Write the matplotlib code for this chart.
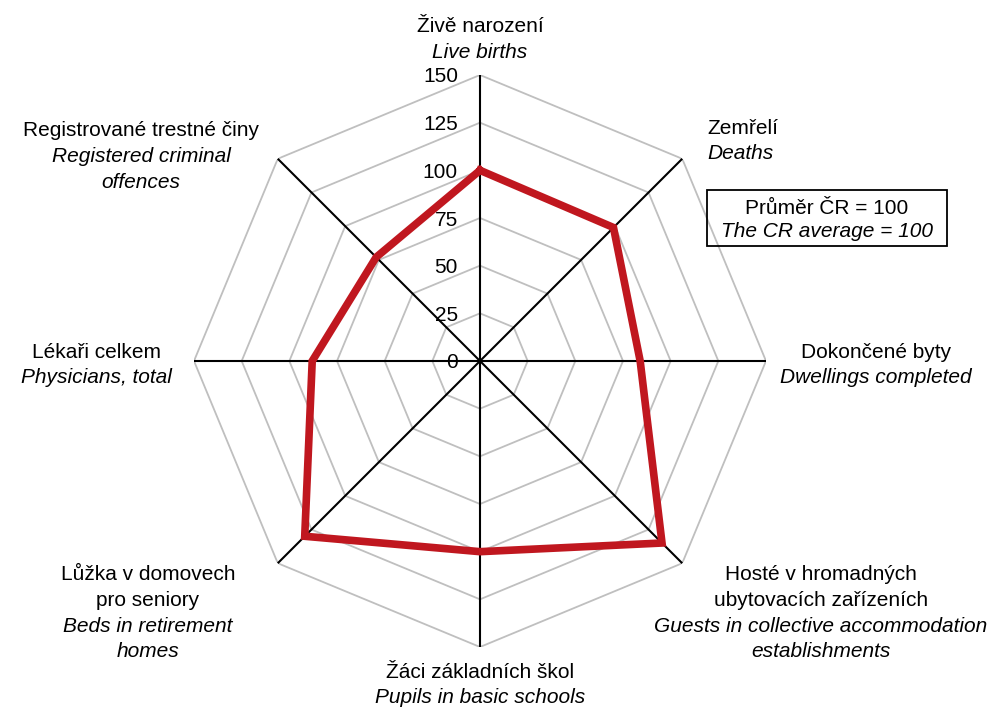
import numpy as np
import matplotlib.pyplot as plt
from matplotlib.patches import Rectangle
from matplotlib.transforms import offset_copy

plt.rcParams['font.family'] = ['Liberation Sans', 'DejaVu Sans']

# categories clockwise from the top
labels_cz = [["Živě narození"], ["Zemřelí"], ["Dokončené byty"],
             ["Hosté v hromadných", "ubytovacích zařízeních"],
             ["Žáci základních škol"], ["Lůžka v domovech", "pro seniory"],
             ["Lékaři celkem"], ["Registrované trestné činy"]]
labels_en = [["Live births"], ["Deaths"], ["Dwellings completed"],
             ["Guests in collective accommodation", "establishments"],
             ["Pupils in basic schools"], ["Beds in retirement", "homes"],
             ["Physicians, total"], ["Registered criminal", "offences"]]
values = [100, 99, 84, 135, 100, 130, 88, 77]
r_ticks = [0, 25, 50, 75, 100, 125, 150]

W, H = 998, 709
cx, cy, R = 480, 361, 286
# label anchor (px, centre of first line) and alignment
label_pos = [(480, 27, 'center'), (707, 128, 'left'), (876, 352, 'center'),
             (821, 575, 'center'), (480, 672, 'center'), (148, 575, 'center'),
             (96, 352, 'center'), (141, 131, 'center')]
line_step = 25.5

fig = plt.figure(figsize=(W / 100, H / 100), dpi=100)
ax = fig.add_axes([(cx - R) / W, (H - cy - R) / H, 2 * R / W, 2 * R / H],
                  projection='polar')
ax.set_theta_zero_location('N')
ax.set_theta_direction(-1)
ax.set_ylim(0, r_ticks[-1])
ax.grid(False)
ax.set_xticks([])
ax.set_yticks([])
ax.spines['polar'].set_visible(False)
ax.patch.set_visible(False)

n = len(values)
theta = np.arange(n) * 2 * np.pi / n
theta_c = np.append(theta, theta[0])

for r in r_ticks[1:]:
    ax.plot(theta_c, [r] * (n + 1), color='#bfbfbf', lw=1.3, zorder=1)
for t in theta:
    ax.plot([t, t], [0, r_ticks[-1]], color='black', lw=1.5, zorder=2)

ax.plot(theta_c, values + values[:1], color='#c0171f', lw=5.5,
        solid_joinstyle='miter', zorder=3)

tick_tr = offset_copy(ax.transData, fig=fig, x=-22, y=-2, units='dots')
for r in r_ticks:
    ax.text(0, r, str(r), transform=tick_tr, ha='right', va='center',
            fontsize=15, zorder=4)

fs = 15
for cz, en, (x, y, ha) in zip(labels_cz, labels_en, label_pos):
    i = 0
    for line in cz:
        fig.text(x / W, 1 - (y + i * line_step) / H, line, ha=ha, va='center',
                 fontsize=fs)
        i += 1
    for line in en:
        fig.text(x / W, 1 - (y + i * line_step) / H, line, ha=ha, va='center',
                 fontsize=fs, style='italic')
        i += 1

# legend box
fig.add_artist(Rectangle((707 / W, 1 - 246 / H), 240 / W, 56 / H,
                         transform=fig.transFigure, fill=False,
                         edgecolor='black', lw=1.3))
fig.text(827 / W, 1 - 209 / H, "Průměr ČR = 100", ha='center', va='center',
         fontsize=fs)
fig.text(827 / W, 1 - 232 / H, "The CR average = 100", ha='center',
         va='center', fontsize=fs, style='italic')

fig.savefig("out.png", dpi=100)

### DESCRIPTION OF THE TASK
Repeat the material above in full and exactly, omitting the pictures.

### FINAL ANSWER
Write the matplotlib code for this chart.
import numpy as np
import matplotlib.pyplot as plt
from matplotlib.patches import Rectangle
from matplotlib.transforms import offset_copy

plt.rcParams['font.family'] = ['Liberation Sans', 'DejaVu Sans']

# categories clockwise from the top
labels_cz = [["Živě narození"], ["Zemřelí"], ["Dokončené byty"],
             ["Hosté v hromadných", "ubytovacích zařízeních"],
             ["Žáci základních škol"], ["Lůžka v domovech", "pro seniory"],
             ["Lékaři celkem"], ["Registrované trestné činy"]]
labels_en = [["Live births"], ["Deaths"], ["Dwellings completed"],
             ["Guests in collective accommodation", "establishments"],
             ["Pupils in basic schools"], ["Beds in retirement", "homes"],
             ["Physicians, total"], ["Registered criminal", "offences"]]
values = [100, 99, 84, 135, 100, 130, 88, 77]
r_ticks = [0, 25, 50, 75, 100, 125, 150]

W, H = 998, 709
cx, cy, R = 480, 361, 286
# label anchor (px, centre of first line) and alignment
label_pos = [(480, 27, 'center'), (707, 128, 'left'), (876, 352, 'center'),
             (821, 575, 'center'), (480, 672, 'center'), (148, 575, 'center'),
             (96, 352, 'center'), (141, 131, 'center')]
line_step = 25.5

fig = plt.figure(figsize=(W / 100, H / 100), dpi=100)
ax = fig.add_axes([(cx - R) / W, (H - cy - R) / H, 2 * R / W, 2 * R / H],
                  projection='polar')
ax.set_theta_zero_location('N')
ax.set_theta_direction(-1)
ax.set_ylim(0, r_ticks[-1])
ax.grid(False)
ax.set_xticks([])
ax.set_yticks([])
ax.spines['polar'].set_visible(False)
ax.patch.set_visible(False)

n = len(values)
theta = np.arange(n) * 2 * np.pi / n
theta_c = np.append(theta, theta[0])

for r in r_ticks[1:]:
    ax.plot(theta_c, [r] * (n + 1), color='#bfbfbf', lw=1.3, zorder=1)
for t in theta:
    ax.plot([t, t], [0, r_ticks[-1]], color='black', lw=1.5, zorder=2)

ax.plot(theta_c, values + values[:1], color='#c0171f', lw=5.5,
        solid_joinstyle='miter', zorder=3)

tick_tr = offset_copy(ax.transData, fig=fig, x=-22, y=-2, units='dots')
for r in r_ticks:
    ax.text(0, r, str(r), transform=tick_tr, ha='right', va='center',
            fontsize=15, zorder=4)

fs = 15
for cz, en, (x, y, ha) in zip(labels_cz, labels_en, label_pos):
    i = 0
    for line in cz:
        fig.text(x / W, 1 - (y + i * line_step) / H, line, ha=ha, va='center',
                 fontsize=fs)
        i += 1
    for line in en:
        fig.text(x / W, 1 - (y + i * line_step) / H, line, ha=ha, va='center',
                 fontsize=fs, style='italic')
        i += 1

# legend box
fig.add_artist(Rectangle((707 / W, 1 - 246 / H), 240 / W, 56 / H,
                         transform=fig.transFigure, fill=False,
                         edgecolor='black', lw=1.3))
fig.text(827 / W, 1 - 209 / H, "Průměr ČR = 100", ha='center', va='center',
         fontsize=fs)
fig.text(827 / W, 1 - 232 / H, "The CR average = 100", ha='center',
         va='center', fontsize=fs, style='italic')

fig.savefig("out.png", dpi=100)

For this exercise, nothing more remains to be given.